図書館【追記あり】

図書館で借りたい本が「数百人待ち」の状況について
2009年9月3日

読みたい本、たくさんありますよね。
世の中には「一応読んでおこうと思うけど、買いたくはない」という本が、けっこうある。

そんなとき、「図書館で借りる」「ブックオフなどで探す」という人は多いと思うが、これが人気作家の新刊ともなると、図書館で100人以上待ちの事態にガックリ……というのも、また多いパターンだ。

実際、自分などはちょこちょこ図書館に行くにもかかわらず、2?3年間ずっと待ち続けている本がある。
「買えば良いのに」という人もいるだろう。でも、「買いたい本」はやっぱり別であり、そのうちに「読まなくても良い本」になってしまうこともある。

ところで、図書館で何百人、何十人待ちになる本を見るたび、不思議に思うのは、「一番乗りで借りるのはどんな人なのか」「ベストセラーの本は何冊くらい入れているのか」ということ。
そこで、一例として、ある区立図書館に、爆発的ヒットを続ける村上春樹の新作小説『1Q84』(新潮社)について聞いてみると……。
「『1』のほうの予約は現在、589件。『2』のほうは521件となっております」
!! で、図書館には何冊あるんでしょうか?
「区内全体で21冊分となります」
……気の遠くなるような混雑状況だ。

こういった人気の本を1番で借りる人が、どうしているのかというと……。
「図書館にある『リクエストカード』に、情報を得た段階で記入して、カウンターに持ってくる方が多いです。早い方は新聞やインターネットで情報を得た段階に予約されますよ」
自分の場合、「新聞やネットで情報を得た瞬間に読みたいと思う本=買う本」ということも多いので、その発想がなかった。なるほど。そうやっていたのか。

ところで、何冊入れるかは、どう決まっているのか。社団法人日本図書館協会理事・事務局次長の常世田良さんに聞いてみたところ、こんな回答があった。
「図書館に関しては、市町村の教育委員会が方針を決め、自治体が100%決められるもの。国でもなく、まして図書館協会でもなく、それぞれの図書館が決められるので、何冊入れるかは図書館次第なんですよ」
そのため、「ニーズがいくらあっても購入しない」図書館もあれば、「リクエストが5件あると買い足し」などと決められている図書館もあるという。

さらに、「予約何百人待ち」となる状況については、こんな苦言が。
「借りようと思っても借りられないというのは、本来おかしなこと。税金を払っている人たちが、税金の使われ方に対してもっと関心を持つべきで、図書館についても、人気のある本をもっとちゃんと貸すように文句を言うべきなんですよ」

アメリカでは、税金ベースで日本の10倍ものお金を図書館に使っているそうで、「自分の街の図書館」に対する意識が全く違うのだという。

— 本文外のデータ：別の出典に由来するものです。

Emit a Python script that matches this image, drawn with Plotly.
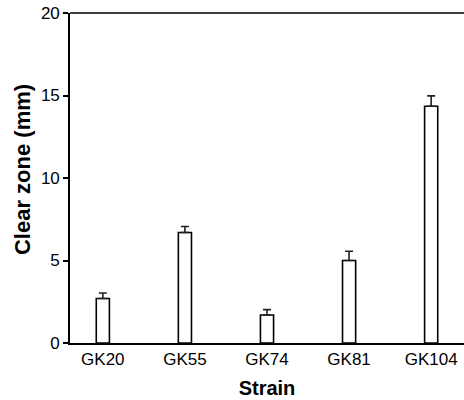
import plotly.graph_objects as go

strains = ["GK20", "GK55", "GK74", "GK81", "GK104"]
clear_zone = [2.7, 6.7, 1.7, 5.0, 14.35]
sem = [0.33, 0.36, 0.32, 0.56, 0.63]
y_ticks = [0, 5, 10, 15, 20]

FONT = "Arial, 'Liberation Sans', sans-serif"

fig = go.Figure()
fig.add_trace(go.Bar(
    x=strains,
    y=clear_zone,
    width=0.16,
    marker=dict(color="white", line=dict(color="black", width=1.6)),
    error_y=dict(type="data", array=sem, symmetric=False,
                 arrayminus=[0] * len(sem),
                 color="#222222", thickness=1.6, width=4),
    showlegend=False,
    hoverinfo="skip",
))

fig.update_layout(
    width=464, height=400,
    margin=dict(l=70, r=0, t=13, b=57),
    plot_bgcolor="white", paper_bgcolor="white",
    font=dict(family=FONT, color="black", size=17),
    xaxis=dict(
        type="category",
        range=[-0.4, 4.4],
        automargin=False,
        showline=True, linecolor="black", linewidth=1.6,
        mirror=False,
        ticks="", showgrid=False, zeroline=False,
        tickfont=dict(size=17),
        title=dict(text="<b>Strain</b>", font=dict(size=20), standoff=13),
    ),
    yaxis=dict(
        range=[0, 20],
        tickvals=y_ticks,
        automargin=False,
        ticklabeloverflow="allow",
        showline=True, linecolor="black", linewidth=1.6,
        ticks="outside", ticklen=5, tickwidth=1.6, tickcolor="black",
        showgrid=False, zeroline=False,
        tickfont=dict(size=17),
    ),
    shapes=[dict(type="line", xref="paper", yref="paper",
                 x0=0, x1=1, y0=1, y1=1,
                 line=dict(color="black", width=1.6))],
    annotations=[dict(text="<b>Clear zone (mm)</b>", xref="paper", yref="paper",
                      x=-0.122, y=0.527, xanchor="center", yanchor="middle",
                      textangle=-90, showarrow=False, font=dict(size=22))],
)

fig.write_html("out.html",
               config={"displayModeBar": False},
               post_script="document.body.style.margin='0';document.body.style.overflow='hidden';")
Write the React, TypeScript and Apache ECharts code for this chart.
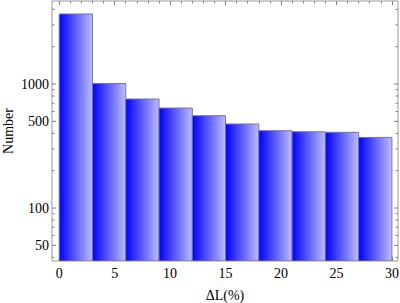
import React, { useEffect, useRef } from "react";
import * as echarts from "echarts";

// Histogram bins (ΔL in %), width 3
const binStarts = [0, 3, 6, 9, 12, 15, 18, 21, 24, 27];
const binEnds = [3, 6, 9, 12, 15, 18, 21, 24, 27, 30];
const counts = [3670, 1010, 757, 640, 555, 476, 420, 412, 408, 371];

// Tick values
const xMajorTicks = [0, 5, 10, 15, 20, 25, 30];
const xMinorTicks = [1, 2, 3, 4, 6, 7, 8, 9, 11, 12, 13, 14, 16, 17, 18, 19, 21, 22, 23, 24, 26, 27, 28, 29];
const yMajorTicks = [50, 100, 500, 1000];
const yMinorTicks = [40, 60, 70, 80, 90, 200, 300, 400, 600, 700, 800, 900, 2000, 3000, 4000];

const X_MIN = -0.65;
const X_MAX = 30.55;
const Y_MIN = 37.4;
const Y_MAX = 4670;

const FONT = "Liberation Serif";
const TICK_COLOR = "#808080";

export default function App() {
  const ref = useRef<HTMLDivElement>(null);

  useEffect(() => {
    if (!ref.current) return;
    const chart = echarts.init(ref.current, null, { renderer: "svg" });

    const barData = binStarts.map((s, i) => [s, binEnds[i], counts[i]]);
    const yTickData = [
      ...yMajorTicks.map((v) => [X_MIN, v, 1]),
      ...yMinorTicks.map((v) => [X_MIN, v, 0]),
    ];

    const xAxisBase = (position: "top" | "bottom", values: number[], len: number, labels: boolean, extra: any = {}) => ({
      type: "value",
      min: X_MIN,
      max: X_MAX,
      position,
      gridIndex: 0,
      axisLine: { show: false },
      splitLine: { show: false },
      axisTick: {
        show: true,
        inside: true,
        length: len,
        customValues: values,
        lineStyle: { color: TICK_COLOR, width: 1 },
      },
      axisLabel: labels
        ? {
            show: true,
            customValues: values,
            color: "#000",
            fontFamily: FONT,
            fontSize: 14,
            margin: 5,
          }
        : { show: false },
      ...extra,
    });

    chart.setOption({
      animation: false,
      backgroundColor: "#fff",
      textStyle: { fontFamily: FONT },
      grid: {
        left: 52,
        top: 1,
        width: 346,
        height: 260,
        show: true,
        borderColor: "#999",
        borderWidth: 1,
        backgroundColor: "transparent",
        containLabel: false,
        outerBoundsMode: "none",
      },
      xAxis: [
        xAxisBase("bottom", xMajorTicks, 4, true, {
          name: "ΔL(%)",
          nameLocation: "middle",
          nameGap: 27,
          nameTextStyle: { color: "#000", fontFamily: FONT, fontSize: 14 },
        }),
        xAxisBase("bottom", xMinorTicks, 2.5, false),
        xAxisBase("top", xMajorTicks, 4, false),
        xAxisBase("top", xMinorTicks, 2.5, false),
      ],
      yAxis: [
        {
          type: "log",
          logBase: 10,
          min: Y_MIN,
          max: Y_MAX,
          axisLine: { show: false },
          axisTick: { show: false },
          axisLabel: { show: false },
          splitLine: { show: false },
          minorTick: { show: false },
          name: "Number",
          nameLocation: "middle",
          nameGap: 37,
          nameRotate: 90,
          nameTextStyle: { color: "#000", fontFamily: FONT, fontSize: 14 },
        },
      ],
      series: [
        {
          type: "custom",
          name: "bars",
          xAxisIndex: 0,
          yAxisIndex: 0,
          encode: { x: [0, 1], y: 2 },
          data: barData,
          clip: true,
          renderItem: (params: any, api: any) => {
            const p0 = api.coord([api.value(0), api.value(2)]);
            const p1 = api.coord([api.value(1), Y_MIN]);
            return {
              type: "rect",
              shape: { x: p0[0], y: p0[1], width: p1[0] - p0[0], height: p1[1] - p0[1] },
              style: {
                fill: new echarts.graphic.LinearGradient(0, 0, 1, 0, [
                  { offset: 0, color: "#0000ff" },
                  { offset: 1, color: "#bcbcff" },
                ]),
                stroke: "#777788",
                lineWidth: 1,
              },
            };
          },
          z: 2,
        },
        {
          type: "custom",
          name: "yticks",
          xAxisIndex: 0,
          yAxisIndex: 0,
          encode: { x: 0, y: 1 },
          data: yTickData,
          clip: false,
          silent: true,
          renderItem: (params: any, api: any) => {
            const v = api.value(1);
            const major = api.value(2) === 1;
            const pl = api.coord([X_MIN, v]);
            const pr = api.coord([X_MAX, v]);
            const len = major ? 4 : 2.5;
            const children: any[] = [
              {
                type: "line",
                shape: { x1: pl[0], y1: pl[1], x2: pl[0] + len, y2: pl[1] },
                style: { stroke: TICK_COLOR, lineWidth: 1 },
              },
              {
                type: "line",
                shape: { x1: pr[0] - len, y1: pr[1], x2: pr[0], y2: pr[1] },
                style: { stroke: TICK_COLOR, lineWidth: 1 },
              },
            ];
            if (major) {
              children.push({
                type: "text",
                style: {
                  text: String(v),
                  x: pl[0] - 3,
                  y: pl[1],
                  align: "right",
                  verticalAlign: "middle",
                  fill: "#000",
                  fontFamily: FONT,
                  fontSize: 14,
                },
              });
            }
            return { type: "group", children };
          },
          z: 5,
        },
      ],
    });

    return () => {
      chart.dispose();
    };
  }, []);

  return (
    <div
      ref={ref}
      style={{ position: "fixed", left: 0, top: 0, width: 400, height: 303, background: "#fff" }}
    />
  );
}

図書館で人気の本をいち早く借りる方法を考えるより、図書館のあり方、図書館との付き合い方を、一度考える必要があるのかもしれません。
(田幸和歌子)

何度か書いたような気がするけど、社会人になってから図書館に行かなくなってしまった。
もともと蒐書家なんで、読みたいと思った本は必ず買うって言うのもあるし、逆に買いたくならない本は僕にとって読む価値がないと思っているから、図書館に近寄らないのも当然かもしれない。

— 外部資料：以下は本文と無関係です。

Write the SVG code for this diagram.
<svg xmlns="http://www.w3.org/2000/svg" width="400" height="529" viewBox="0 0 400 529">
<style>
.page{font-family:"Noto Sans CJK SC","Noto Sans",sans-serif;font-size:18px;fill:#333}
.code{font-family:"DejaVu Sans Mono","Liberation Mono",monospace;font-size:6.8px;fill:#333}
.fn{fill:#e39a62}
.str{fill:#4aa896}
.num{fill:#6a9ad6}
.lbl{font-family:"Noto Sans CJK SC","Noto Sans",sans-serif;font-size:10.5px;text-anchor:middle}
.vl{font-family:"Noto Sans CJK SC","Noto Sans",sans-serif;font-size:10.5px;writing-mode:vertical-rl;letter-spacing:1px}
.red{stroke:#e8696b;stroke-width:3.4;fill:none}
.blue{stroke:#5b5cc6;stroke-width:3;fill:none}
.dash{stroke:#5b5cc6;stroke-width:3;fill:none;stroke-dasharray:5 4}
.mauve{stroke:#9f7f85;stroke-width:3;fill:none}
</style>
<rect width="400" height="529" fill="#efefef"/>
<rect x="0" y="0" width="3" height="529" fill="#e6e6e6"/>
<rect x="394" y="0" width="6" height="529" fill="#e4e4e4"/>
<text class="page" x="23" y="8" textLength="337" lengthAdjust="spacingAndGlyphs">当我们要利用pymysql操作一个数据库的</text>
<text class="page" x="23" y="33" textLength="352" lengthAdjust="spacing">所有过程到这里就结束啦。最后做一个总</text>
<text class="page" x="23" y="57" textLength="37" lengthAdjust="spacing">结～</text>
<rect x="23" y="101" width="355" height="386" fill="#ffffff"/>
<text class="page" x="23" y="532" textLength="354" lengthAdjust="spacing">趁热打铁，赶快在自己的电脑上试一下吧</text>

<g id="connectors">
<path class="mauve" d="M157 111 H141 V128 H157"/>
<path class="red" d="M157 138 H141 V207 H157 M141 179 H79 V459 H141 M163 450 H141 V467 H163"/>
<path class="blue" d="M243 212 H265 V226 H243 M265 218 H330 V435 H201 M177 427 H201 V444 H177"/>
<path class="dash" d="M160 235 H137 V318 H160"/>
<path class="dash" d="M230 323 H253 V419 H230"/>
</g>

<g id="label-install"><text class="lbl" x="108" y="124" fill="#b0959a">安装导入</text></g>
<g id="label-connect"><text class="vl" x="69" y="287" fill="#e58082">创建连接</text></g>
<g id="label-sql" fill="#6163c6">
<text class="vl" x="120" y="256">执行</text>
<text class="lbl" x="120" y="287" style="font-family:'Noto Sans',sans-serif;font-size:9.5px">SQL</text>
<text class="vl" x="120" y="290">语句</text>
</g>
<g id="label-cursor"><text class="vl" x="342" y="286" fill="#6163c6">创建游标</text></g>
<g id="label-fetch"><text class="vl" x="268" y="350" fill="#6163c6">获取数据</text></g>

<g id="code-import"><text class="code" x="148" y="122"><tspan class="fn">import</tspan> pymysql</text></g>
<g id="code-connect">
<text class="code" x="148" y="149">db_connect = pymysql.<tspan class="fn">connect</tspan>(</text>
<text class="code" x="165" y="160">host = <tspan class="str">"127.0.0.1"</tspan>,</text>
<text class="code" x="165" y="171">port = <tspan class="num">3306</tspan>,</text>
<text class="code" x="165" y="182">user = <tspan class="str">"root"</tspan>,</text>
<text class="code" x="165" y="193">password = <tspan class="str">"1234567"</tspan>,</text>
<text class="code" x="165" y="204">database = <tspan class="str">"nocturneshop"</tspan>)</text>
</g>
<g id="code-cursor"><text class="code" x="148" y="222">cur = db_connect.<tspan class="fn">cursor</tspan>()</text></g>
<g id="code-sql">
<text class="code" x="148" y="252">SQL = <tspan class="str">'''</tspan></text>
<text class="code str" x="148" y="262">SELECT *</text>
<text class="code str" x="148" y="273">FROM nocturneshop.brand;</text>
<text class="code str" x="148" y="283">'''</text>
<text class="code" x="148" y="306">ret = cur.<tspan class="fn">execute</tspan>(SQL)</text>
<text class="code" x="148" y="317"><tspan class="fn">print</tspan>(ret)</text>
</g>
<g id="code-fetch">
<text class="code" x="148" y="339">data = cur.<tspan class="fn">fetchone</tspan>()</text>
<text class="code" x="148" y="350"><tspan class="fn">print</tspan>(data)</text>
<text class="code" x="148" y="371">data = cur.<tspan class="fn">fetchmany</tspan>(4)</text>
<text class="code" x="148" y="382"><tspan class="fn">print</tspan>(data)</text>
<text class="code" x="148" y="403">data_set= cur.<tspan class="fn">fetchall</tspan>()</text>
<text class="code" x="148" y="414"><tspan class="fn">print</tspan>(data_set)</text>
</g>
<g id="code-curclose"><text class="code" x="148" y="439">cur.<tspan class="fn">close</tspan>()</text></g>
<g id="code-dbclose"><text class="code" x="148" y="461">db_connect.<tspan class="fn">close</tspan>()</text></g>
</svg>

ただそれだけではなくて、僕が図書館に要求するレベルが高いというのもあるかもしれない。
諸橋徹次の大漢和辞典なんてあるのが当たり前。国史大辞典も当然あるべきだし、群書類従・続群書類従や古事類苑だって当然あるべき。
戦史叢書もあるべきだろう。

結局市立図書館レベルでは無理な話で、自然と足は遠のく。

僕が市立図書館の運営者でなくて良かった。
ベストセラーとか一切購入しないだろう。きっと古典籍ばかりになって利用者は激減だろうさ。

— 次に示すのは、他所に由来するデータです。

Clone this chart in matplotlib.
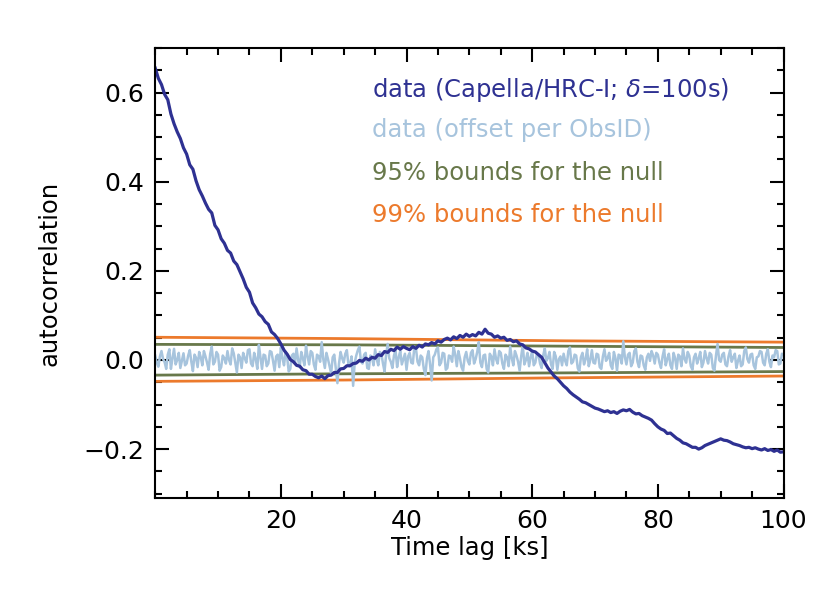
import numpy as np
import matplotlib
matplotlib.use("Agg")
import matplotlib.pyplot as plt
from matplotlib.ticker import MultipleLocator


capella_acf = [
    0.655, 0.632, 0.618, 0.596, 0.584, 0.552, 0.530, 0.512, 0.497, 0.476,
    0.462, 0.438, 0.428, 0.402, 0.382, 0.368, 0.352, 0.338, 0.330, 0.302,
    0.292, 0.272, 0.262, 0.246, 0.240, 0.222, 0.214, 0.198, 0.182, 0.163,
    0.152, 0.128, 0.117, 0.103, 0.097, 0.086, 0.080, 0.063, 0.057, 0.048,
    0.036, 0.022, 0.013, 0.001, -0.004, -0.012, -0.014, -0.022, -0.024, -0.032,
    -0.032, -0.037, -0.040, -0.036, -0.042, -0.035, -0.034, -0.028, -0.028, -0.020,
    -0.019, -0.013, -0.013, -0.008, -0.007, -0.001, -0.003, 0.004, 0.000, 0.006,
    0.004, 0.012, 0.010, 0.019, 0.017, 0.024, 0.021, 0.029, 0.024, 0.030,
    0.026, 0.023, 0.030, 0.026, 0.033, 0.029, 0.036, 0.034, 0.039, 0.036,
    0.043, 0.040, 0.046, 0.049, 0.045, 0.052, 0.048, 0.055, 0.051, 0.058,
    0.053, 0.057, 0.054, 0.062, 0.058, 0.069, 0.060, 0.058, 0.051, 0.054,
    0.049, 0.051, 0.044, 0.046, 0.041, 0.043, 0.036, 0.034, 0.027, 0.025,
    0.020, 0.018, 0.012, 0.006, -0.006, -0.018, -0.027, -0.036, -0.042, -0.050,
    -0.058, -0.064, -0.072, -0.078, -0.083, -0.088, -0.094, -0.096, -0.100, -0.104,
    -0.108, -0.110, -0.113, -0.116, -0.114, -0.118, -0.116, -0.120, -0.115, -0.112,
    -0.114, -0.111, -0.117, -0.121, -0.120, -0.125, -0.128, -0.131, -0.135, -0.143,
    -0.150, -0.155, -0.158, -0.165, -0.164, -0.170, -0.176, -0.180, -0.186, -0.188,
    -0.192, -0.196, -0.196, -0.200, -0.197, -0.192, -0.189, -0.186, -0.183, -0.180,
    -0.177, -0.180, -0.181, -0.184, -0.188, -0.190, -0.192, -0.195, -0.197, -0.196,
    -0.199, -0.197, -0.200, -0.202, -0.199, -0.203, -0.201, -0.205, -0.202, -0.207,
    -0.206,
]

# same data after removing an offset per ObsID, sampled every 0.25 ks
offset_acf = [
    0.010, -0.006, -0.015, 0.008, 0.020, 0.002, -0.005, -0.020, 0.012, 0.024,
    -0.020, 0.004, 0.025, -0.010, 0.000, 0.016, -0.018, -0.002, 0.015, -0.012,
    -0.008, 0.010, 0.022, -0.004, -0.025, 0.012, 0.005, -0.016, 0.018, 0.006,
    -0.012, 0.020, 0.008, -0.006, -0.022, 0.014, 0.030, -0.010, -0.004, 0.018,
    0.012, -0.024, -0.016, 0.010, 0.004, -0.008, 0.020, 0.000, -0.010, 0.026,
    0.015, -0.006, -0.028, 0.012, 0.006, -0.018, 0.016, 0.004, -0.006, 0.022,
    0.024, -0.008, -0.014, 0.016, 0.002, -0.020, 0.034, 0.006, -0.020, 0.012,
    0.010, -0.014, -0.008, 0.020, 0.018, -0.002, -0.024, 0.008, 0.012, -0.016,
    0.028, 0.004, -0.012, 0.018, 0.006, -0.026, -0.020, 0.010, 0.014, -0.006,
    0.026, 0.000, -0.016, 0.018, 0.004, -0.012, 0.032, 0.008, -0.010, 0.020,
    0.016, -0.010, -0.022, 0.012, 0.008, -0.004, 0.040, 0.002, -0.018, 0.016,
    0.002, -0.014, -0.030, 0.006, 0.012, -0.020, -0.052, -0.008, 0.018, 0.004,
    -0.006, 0.014, 0.022, -0.010, -0.014, 0.008, -0.058, -0.006, 0.010, 0.022,
    0.030, -0.004, -0.008, 0.012, 0.016, -0.018, -0.020, 0.010, 0.006, -0.012,
    0.024, 0.002, -0.012, 0.018, 0.014, -0.008, -0.026, 0.012, 0.036, 0.004,
    -0.004, -0.018, 0.010, 0.022, -0.016, 0.006, 0.020, -0.010, 0.002, 0.014,
    -0.022, 0.008, 0.016, -0.006, -0.008, 0.030, 0.026, -0.004, -0.012, 0.010,
    0.006, -0.020, -0.034, 0.004, 0.020, -0.010, -0.046, 0.006, 0.012, 0.024,
    0.028, -0.012, -0.006, 0.016, 0.014, -0.022, -0.018, 0.010, 0.008, -0.004,
    0.030, 0.012, -0.014, 0.020, 0.004, -0.016, -0.024, 0.006, 0.018, -0.002,
    -0.010, 0.016, 0.022, -0.008, 0.002, 0.018, 0.040, -0.006, -0.016, 0.010,
    0.012, -0.020, -0.028, 0.014, 0.008, -0.012, 0.024, 0.002, -0.008, 0.020,
    0.016, -0.008, -0.020, 0.012, 0.006, -0.014, 0.030, 0.004, -0.012, 0.020,
    0.010, -0.004, -0.024, 0.008, 0.034, -0.010, 0.000, 0.016, -0.014, 0.006,
    0.020, -0.012, -0.006, 0.014, 0.012, -0.008, -0.018, 0.010, 0.026, -0.002,
    0.004, 0.018, -0.010, -0.020, 0.018, 0.008, -0.022, 0.002, 0.008, -0.012,
    0.014, -0.002, -0.012, 0.020, 0.028, -0.008, -0.004, 0.012, 0.010, -0.018,
    -0.026, 0.006, 0.016, -0.010, 0.002, 0.024, -0.014, 0.000, 0.022, -0.006,
    -0.008, 0.014, 0.012, -0.016, -0.020, 0.008, 0.024, -0.002, 0.004, 0.016,
    -0.012, -0.020, 0.018, 0.004, -0.024, 0.012, 0.010, -0.008, 0.042, 0.006,
    -0.010, 0.012, 0.016, -0.014, -0.006, 0.020, 0.026, -0.004, -0.016, 0.010,
    0.008, -0.012, -0.022, 0.006, 0.014, -0.002, 0.020, 0.010, -0.008, 0.016,
    0.012, -0.006, -0.018, 0.008, 0.024, -0.012, 0.002, 0.014, -0.012, -0.020,
    0.016, 0.004, -0.020, 0.012, 0.008, -0.014, 0.026, 0.002, -0.006, 0.018,
    0.010, -0.014, -0.022, 0.006, 0.014, -0.008, 0.004, 0.018, -0.016, -0.006,
    0.020, 0.004, -0.008, 0.016, 0.012, -0.018, -0.024, 0.010, 0.036, 0.000,
    -0.004, 0.012, 0.016, -0.010, -0.014, 0.008, 0.022, -0.004, 0.006, 0.014,
    -0.018, -0.002, 0.010, -0.014, -0.010, 0.020, 0.028, 0.002, -0.006, 0.012,
    0.014, -0.012, -0.020, 0.006, 0.008, 0.020, 0.018, -0.006, -0.012, 0.014,
    0.024, -0.004, -0.016, 0.010, 0.006, 0.022, 0.020, -0.010, -0.008, 0.014,
    0.012,
]

# null-hypothesis bounds
bound_lags = [0, 30, 65, 100]
bound95_hi = [0.035, 0.034, 0.031, 0.028]
bound95_lo = [-0.034, -0.031, -0.029, -0.026]
bound99_hi = [0.051, 0.048, 0.043, 0.040]
bound99_lo = [-0.048, -0.045, -0.040, -0.036]

labels = ['data (Capella/HRC-I; $\\delta$=100s)', 'data (offset per ObsID)',
          '95% bounds for the null', '99% bounds for the null']

DARK = '#2E3192'
LIGHT = '#A7C4DD'
GREEN = '#68784A'
ORANGE = '#EC7A2C'


def main():
    lag = np.linspace(0, 100, len(capella_acf))
    lag_fine = np.linspace(0, 100, len(offset_acf))

    fig = plt.figure(figsize=(8.3, 5.93), dpi=100)
    ax = fig.add_axes([0.187, 0.16, 0.757, 0.759])

    ax.plot(bound_lags, bound99_hi, color=ORANGE, lw=2)
    ax.plot(bound_lags, bound99_lo, color=ORANGE, lw=2)
    ax.plot(bound_lags, bound95_hi, color=GREEN, lw=2)
    ax.plot(bound_lags, bound95_lo, color=GREEN, lw=2)
    ax.plot(lag_fine, offset_acf, color=LIGHT, lw=1.8)
    ax.plot(lag, capella_acf, color=DARK, lw=2.3)

    ax.set_xlim(0, 100)
    ax.set_ylim(-0.31, 0.70)
    ax.set_xticks([20, 40, 60, 80, 100])
    ax.xaxis.set_minor_locator(MultipleLocator(5))
    ax.set_yticks([-0.2, 0.0, 0.2, 0.4, 0.6])
    ax.set_yticklabels(['\u22120.2', '0.0', '0.2', '0.4', '0.6'])
    ax.yaxis.set_minor_locator(MultipleLocator(0.05))
    ax.tick_params(which='both', direction='in', top=True, right=True,
                   width=1.5, labelsize=18)
    ax.tick_params(which='major', length=10, pad=8)
    ax.tick_params(which='minor', length=5)
    for s in ax.spines.values():
        s.set_linewidth(1.5)

    ax.set_xlabel('Time lag [ks]', fontsize=17.5, labelpad=2)
    ax.set_ylabel('autocorrelation', fontsize=17.5, labelpad=16)

    colors = [DARK, LIGHT, GREEN, ORANGE]
    ys = [0.906, 0.817, 0.723, 0.629]
    for txt, c, y in zip(labels, colors, ys):
        ax.text(0.345, y, txt, color=c, fontsize=17.5, transform=ax.transAxes,
                va='center', ha='left')

    fig.savefig('out.png', dpi=100)


if __name__ == '__main__':
    main()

個人的には、何千人の待ちが出ようが大量に購入する必要はないと思う。
文中にある『1Q84』でしたら、定価1,890円×2冊、計3,780円。
この程度の支出を負担できない世帯って、日本にどの程度あるのだろうか。
「私は村上春樹のファンです。いつも図書館で読んでいます。」なんて、著者の印税収入にほとんど貢献しない訳で、そんなのは私はファンとは言えないと思う。
そういう意味でも図書館は必ずしも「ニーズ」に答える必要は無いだろう。

電子的な本が本格的に普及した場合、こういった問題はある程度緩和されると見られる。
「ダウンロード購入」や「期間限定ダウンロード購入」は当然印刷の制限を受けないわけで、紙の本を買うより安い価格でいつでも購入できたり、期間限定の疑似レンタルでもっと安い価格で読めたり。
そうすれば、レンタルでの人気が著者の収入に結びつく。

僕としては、図書館はとうてい個人では購入できないような高価な本や、貴重な図書を収集していただきたい。